Bella Figura

With chapter headings like “how to eat and not put on weight” and “how to celebrate being a woman,” it’s probably fair to say I’m not the target audience for Kamin Mohammadi’s Bella Figura but I liked it anyway. So what?

I enjoyed Kamin’s story of escape from a high-pressure London job as a fashion magazine editor and into the inexpensive good life of Florence, Italy.

It’s full of remarks about indulging in colour and taste and sensation; tactile, mammalian experiences. She successfully bottles the sense familiar to Escapologists of the anxieties (I would add exhilarations) of setting out anew, the going back-and-forth on whether escape is a sensible idea or not.

Here’s a passage concerning the first days of her escape:

I had no idea how long my redundancy money would last. With no savings and a mountain of credit cards that needed paying off, I took the irresponsible (according to my mother) decision to use the money to come to Florence instead of sinking it into my debts and starting again with another job. I had calculated that I could make it last a few months if I lived carefully, perhaps a whole year if I lived very frugally. It would be a challenge — my salary had regularly petered out before I reached the end of the month, spent at first on the designer labels my job demanded, and then on expensive diet plans, personal trainers and sessions with health gurus. I had no firm plans for Florence; the agreement with [my host] had been for me to stay for the winter and then we would see. I had bought a small notebook in which to assiduously write down every penny I spent, determined to get a grip on the art of budgeting while I was here. But anger and bitterness raged inside me alongside defeat and self-pity, the voice in my head repeatedly telling me I had achieved nothing and would now fail too at being a writer.

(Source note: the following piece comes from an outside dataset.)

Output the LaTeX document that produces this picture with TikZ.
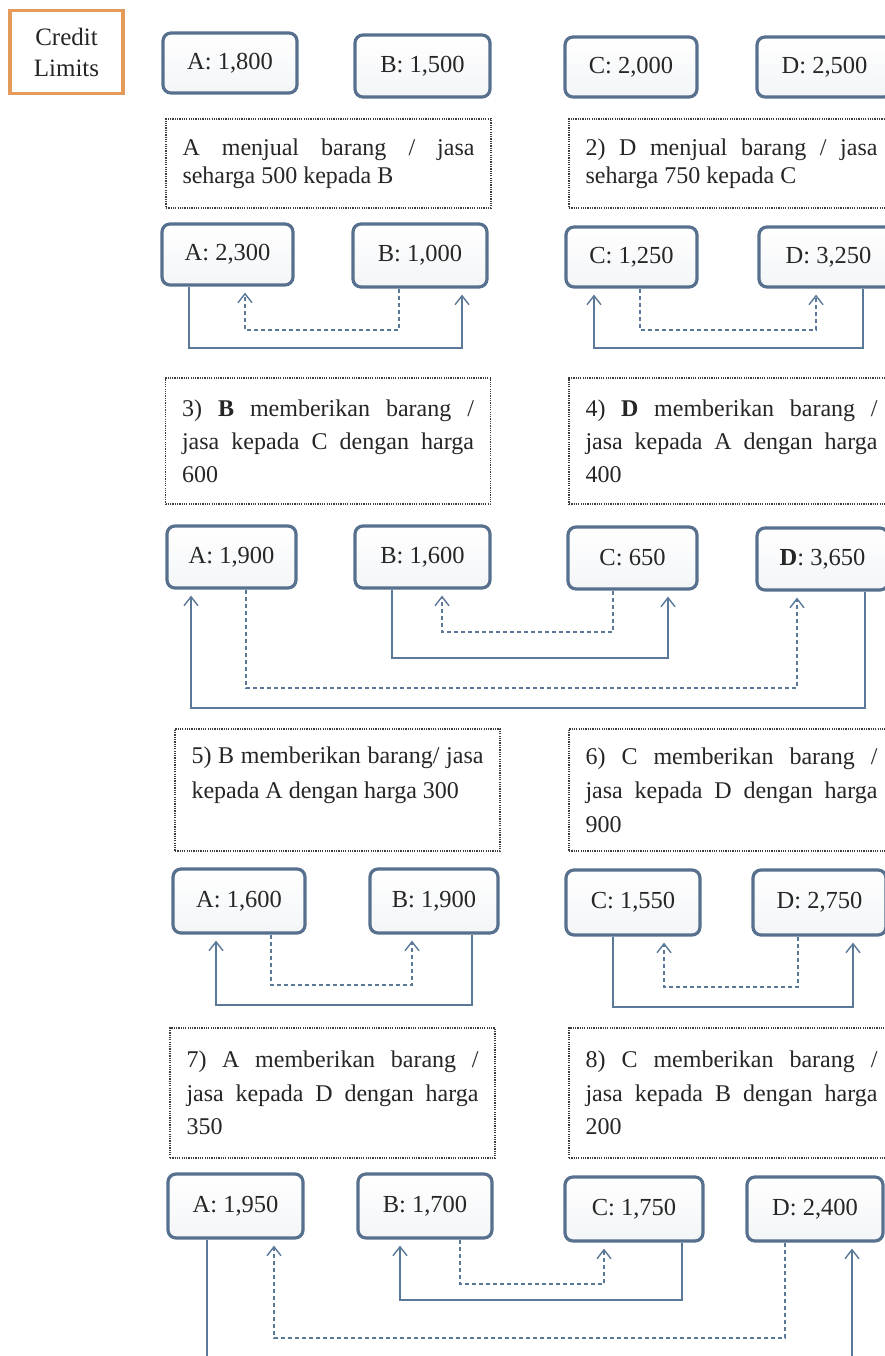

Target audience or not, I relate to every word of that.

Well, except for the fear of failing as a writer. That’s ridiculous.

Note the part about how a salary is too often be gobbled up by job-related expenses. Even without the need to wear high-fashion brands and the likes, there’s always train and taxi fares, lunches, drinks after work, the cost of cheer-yourself-up gifts that come from work-related unhappiness. A job can be expensive when one is not vigilant. Luckily, Kamin’s easy technique of recording expenses in a notebook saves the day every time.

A Redundancy-funded escape to Florence is seldom a bad plan. You can always come back.